Same goes for the physician, the answer to your question depends on whether you wanna make/confirm the diagnosis (high specificity), or rule something out (sensitivity).
 
It kinda depends on what the patient wants. If somebody wants to make sure they DO NOT have the disease, they would want a test with high sensitivity (First Aid makes you remember this with a mnemonic: SNOUT (Sensitivity) rules OUT, SPIN (specificity) rules IN). If the patient wants to make sure that they actually, truly have the diagnosis, they would want a test with high specificity.

Same goes for the physician, the answer to your question depends on whether you wanna make/confirm the diagnosis (high specificity), or rule something out (sensitivity).

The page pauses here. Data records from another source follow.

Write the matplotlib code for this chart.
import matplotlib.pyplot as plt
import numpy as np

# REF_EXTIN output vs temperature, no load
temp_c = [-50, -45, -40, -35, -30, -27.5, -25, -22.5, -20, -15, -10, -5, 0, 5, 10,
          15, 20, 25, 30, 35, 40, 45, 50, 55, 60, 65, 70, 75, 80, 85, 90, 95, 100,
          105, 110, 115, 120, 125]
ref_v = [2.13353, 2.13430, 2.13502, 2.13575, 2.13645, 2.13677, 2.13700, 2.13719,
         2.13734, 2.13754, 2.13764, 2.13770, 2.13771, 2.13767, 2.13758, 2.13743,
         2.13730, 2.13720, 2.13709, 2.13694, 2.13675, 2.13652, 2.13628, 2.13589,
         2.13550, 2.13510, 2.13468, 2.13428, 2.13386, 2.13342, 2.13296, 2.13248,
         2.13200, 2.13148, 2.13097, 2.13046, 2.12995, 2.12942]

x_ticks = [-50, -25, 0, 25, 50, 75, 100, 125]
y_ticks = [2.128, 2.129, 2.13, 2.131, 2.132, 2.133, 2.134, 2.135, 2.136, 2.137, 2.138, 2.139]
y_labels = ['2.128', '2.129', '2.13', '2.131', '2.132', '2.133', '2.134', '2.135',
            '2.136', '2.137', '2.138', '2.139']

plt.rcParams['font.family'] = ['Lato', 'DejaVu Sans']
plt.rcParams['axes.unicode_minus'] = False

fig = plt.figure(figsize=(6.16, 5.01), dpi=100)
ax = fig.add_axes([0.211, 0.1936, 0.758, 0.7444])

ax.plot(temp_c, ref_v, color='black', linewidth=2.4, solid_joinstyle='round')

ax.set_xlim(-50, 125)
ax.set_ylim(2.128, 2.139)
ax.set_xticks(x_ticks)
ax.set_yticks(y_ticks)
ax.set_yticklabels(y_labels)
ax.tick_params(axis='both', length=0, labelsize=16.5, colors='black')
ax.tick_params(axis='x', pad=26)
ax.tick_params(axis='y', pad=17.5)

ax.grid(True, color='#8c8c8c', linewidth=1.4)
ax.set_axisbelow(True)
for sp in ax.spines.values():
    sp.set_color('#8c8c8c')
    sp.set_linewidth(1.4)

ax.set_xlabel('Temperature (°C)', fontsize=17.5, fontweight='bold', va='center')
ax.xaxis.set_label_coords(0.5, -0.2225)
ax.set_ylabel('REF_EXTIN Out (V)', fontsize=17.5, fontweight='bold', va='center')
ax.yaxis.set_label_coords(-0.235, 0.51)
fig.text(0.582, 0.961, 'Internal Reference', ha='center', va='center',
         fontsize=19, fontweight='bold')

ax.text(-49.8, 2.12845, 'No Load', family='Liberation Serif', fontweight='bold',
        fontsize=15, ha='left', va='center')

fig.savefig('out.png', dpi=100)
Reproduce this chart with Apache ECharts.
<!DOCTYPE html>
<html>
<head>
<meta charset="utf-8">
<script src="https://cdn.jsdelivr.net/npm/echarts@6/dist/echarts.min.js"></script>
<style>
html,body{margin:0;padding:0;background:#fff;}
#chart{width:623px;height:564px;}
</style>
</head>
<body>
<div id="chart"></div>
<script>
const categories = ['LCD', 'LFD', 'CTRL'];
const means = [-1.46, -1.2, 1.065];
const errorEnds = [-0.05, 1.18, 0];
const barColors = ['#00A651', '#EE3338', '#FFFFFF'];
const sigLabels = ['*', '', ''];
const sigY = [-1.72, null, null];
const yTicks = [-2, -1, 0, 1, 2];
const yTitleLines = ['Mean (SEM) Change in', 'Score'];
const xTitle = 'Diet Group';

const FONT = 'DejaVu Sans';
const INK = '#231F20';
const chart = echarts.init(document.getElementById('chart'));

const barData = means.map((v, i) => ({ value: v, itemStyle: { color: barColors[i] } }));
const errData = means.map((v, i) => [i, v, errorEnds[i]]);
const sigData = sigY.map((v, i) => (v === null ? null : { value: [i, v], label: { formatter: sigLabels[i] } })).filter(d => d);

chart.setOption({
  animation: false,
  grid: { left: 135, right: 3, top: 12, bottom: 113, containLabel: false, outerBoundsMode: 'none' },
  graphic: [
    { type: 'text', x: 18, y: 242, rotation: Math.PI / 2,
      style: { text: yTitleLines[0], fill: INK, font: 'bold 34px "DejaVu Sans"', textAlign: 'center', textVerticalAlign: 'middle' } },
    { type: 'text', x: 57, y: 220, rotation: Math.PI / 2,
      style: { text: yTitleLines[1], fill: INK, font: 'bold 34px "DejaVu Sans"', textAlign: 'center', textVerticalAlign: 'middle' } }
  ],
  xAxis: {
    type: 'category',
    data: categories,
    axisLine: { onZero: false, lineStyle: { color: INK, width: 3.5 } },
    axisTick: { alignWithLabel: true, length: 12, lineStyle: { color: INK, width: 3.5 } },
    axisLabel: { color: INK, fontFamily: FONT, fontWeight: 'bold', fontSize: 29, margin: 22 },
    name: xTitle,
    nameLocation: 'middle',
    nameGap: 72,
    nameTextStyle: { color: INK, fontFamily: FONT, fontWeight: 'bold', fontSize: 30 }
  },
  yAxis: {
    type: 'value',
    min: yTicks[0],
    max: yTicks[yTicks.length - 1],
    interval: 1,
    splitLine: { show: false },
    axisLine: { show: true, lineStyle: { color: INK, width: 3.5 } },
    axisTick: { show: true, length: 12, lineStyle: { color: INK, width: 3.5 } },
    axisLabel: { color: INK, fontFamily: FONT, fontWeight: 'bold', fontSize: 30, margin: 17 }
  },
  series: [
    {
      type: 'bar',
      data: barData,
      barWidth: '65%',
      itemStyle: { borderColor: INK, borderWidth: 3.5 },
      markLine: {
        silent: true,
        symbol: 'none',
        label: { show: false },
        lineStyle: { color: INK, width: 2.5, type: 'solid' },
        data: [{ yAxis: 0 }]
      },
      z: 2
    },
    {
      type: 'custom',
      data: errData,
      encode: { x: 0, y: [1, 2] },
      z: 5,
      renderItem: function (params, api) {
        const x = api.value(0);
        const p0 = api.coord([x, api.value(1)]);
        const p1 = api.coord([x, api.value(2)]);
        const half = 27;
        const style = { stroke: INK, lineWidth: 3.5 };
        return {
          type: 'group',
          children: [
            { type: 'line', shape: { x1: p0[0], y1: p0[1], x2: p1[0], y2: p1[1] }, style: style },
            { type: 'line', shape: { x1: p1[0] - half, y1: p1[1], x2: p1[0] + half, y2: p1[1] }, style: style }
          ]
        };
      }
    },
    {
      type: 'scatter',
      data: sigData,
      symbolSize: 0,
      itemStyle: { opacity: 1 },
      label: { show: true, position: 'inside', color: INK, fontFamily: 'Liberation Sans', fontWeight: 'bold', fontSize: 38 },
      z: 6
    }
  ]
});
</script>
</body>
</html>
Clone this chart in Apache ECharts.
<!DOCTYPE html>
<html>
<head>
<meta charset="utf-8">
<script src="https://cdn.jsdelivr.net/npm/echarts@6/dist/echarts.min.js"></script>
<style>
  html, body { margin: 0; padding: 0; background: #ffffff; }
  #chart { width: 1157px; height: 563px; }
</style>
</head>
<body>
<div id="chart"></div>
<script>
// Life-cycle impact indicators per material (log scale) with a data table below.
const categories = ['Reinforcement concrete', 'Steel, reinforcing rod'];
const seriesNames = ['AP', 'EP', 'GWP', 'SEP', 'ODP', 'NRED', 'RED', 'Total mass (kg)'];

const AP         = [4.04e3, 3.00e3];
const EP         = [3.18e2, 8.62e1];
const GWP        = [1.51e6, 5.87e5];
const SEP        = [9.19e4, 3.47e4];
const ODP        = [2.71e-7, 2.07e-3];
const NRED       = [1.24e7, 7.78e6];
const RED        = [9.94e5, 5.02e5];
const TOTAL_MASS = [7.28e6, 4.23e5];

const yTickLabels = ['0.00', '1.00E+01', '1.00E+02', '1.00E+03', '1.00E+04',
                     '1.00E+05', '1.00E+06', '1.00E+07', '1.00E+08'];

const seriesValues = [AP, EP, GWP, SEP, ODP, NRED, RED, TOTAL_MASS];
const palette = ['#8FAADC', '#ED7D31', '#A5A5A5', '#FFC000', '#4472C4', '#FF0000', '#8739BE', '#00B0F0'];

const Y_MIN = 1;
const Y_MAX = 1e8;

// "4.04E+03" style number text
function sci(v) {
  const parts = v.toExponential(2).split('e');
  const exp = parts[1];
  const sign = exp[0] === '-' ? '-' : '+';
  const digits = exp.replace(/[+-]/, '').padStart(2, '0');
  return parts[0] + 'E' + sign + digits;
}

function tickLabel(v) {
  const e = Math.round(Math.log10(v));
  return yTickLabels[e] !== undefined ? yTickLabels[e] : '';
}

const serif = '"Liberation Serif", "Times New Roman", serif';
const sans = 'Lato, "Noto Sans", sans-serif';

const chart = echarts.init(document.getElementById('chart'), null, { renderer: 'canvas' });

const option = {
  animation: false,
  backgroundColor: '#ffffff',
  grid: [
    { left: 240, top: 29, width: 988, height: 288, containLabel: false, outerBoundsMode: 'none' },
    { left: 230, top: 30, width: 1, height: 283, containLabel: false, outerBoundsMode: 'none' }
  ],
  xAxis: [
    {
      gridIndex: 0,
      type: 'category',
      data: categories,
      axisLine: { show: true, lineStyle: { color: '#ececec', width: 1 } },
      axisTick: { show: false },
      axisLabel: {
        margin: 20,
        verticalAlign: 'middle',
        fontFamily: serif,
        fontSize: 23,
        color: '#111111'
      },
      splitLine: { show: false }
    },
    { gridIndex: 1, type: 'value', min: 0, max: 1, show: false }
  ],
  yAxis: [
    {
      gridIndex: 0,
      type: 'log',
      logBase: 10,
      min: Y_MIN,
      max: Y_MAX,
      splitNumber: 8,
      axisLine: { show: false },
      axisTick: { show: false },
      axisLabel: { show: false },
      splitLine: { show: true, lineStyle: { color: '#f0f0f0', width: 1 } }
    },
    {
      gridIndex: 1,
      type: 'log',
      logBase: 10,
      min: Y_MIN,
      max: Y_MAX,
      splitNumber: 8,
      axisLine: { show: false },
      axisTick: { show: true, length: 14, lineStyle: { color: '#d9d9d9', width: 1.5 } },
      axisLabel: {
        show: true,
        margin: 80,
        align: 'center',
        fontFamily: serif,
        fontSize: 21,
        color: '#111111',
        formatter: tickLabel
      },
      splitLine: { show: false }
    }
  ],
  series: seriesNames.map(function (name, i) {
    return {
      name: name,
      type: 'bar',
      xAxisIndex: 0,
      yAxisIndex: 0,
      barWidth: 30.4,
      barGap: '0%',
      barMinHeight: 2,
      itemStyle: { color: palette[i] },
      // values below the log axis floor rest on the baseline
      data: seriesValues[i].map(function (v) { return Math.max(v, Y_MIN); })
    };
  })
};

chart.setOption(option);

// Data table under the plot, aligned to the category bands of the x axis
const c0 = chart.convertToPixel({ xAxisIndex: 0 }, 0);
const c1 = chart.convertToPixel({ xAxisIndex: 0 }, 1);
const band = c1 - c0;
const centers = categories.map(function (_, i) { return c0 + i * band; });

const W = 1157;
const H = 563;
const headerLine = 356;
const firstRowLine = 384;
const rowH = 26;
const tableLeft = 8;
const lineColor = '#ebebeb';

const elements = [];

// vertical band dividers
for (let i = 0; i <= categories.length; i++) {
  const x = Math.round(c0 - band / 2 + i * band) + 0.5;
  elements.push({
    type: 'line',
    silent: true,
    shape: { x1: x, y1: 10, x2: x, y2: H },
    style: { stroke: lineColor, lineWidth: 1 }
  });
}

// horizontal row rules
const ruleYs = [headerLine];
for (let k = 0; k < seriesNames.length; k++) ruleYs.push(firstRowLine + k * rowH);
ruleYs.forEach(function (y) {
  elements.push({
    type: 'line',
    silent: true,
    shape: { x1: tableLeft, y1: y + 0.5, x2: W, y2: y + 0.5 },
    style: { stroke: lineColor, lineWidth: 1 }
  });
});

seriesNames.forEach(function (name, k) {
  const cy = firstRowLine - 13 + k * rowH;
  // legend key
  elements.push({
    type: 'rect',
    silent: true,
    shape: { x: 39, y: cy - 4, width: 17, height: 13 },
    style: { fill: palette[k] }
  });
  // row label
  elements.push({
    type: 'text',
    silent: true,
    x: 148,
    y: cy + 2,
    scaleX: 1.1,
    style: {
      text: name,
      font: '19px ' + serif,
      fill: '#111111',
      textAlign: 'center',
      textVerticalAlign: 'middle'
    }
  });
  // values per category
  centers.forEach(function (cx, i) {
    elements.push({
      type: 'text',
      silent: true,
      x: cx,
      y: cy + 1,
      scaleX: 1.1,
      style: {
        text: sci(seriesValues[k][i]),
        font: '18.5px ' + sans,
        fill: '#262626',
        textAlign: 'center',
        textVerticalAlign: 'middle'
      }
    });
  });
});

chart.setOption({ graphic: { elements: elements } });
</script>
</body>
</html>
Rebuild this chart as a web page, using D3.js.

Okay thank you that makes more sense. The mnemonic is handy too! Thanks.
 
You really shouldn't see these as "which one does the provider/patient want" because both will want some degree of sensitivity and specificity. Having a 100% sensitive test is no use for a physician since that usually means that the specificity will be pretty close to zero. If you think about it, what that means is that for a screening test (say for cancer), you've set the bar so high that only those who very obviously have cancer (and likely at a later, more progressed stage) will test positive on the test. You want to catch people early with a screening test so setting the threshold that high isn't good.

You also don't want to set the specificity too high because that means the sensitivity will decrease. Again, walk through the logic in your head. If your sensitivity is high, that means that you're very sure that if the test is negative, that means the patient doesn't have the disease. In order to do that, you have to set the threshold for the test to be very low. In that case, you get a lot of false positives and your sensitivity is super low. A lot of false positives makes a test pretty useless (you can do things like doing multiple tests to rescue it, for example).

So patients and providers will both want some degree of sensitivity and specificity to the test (and their interests don't necessarily diverge).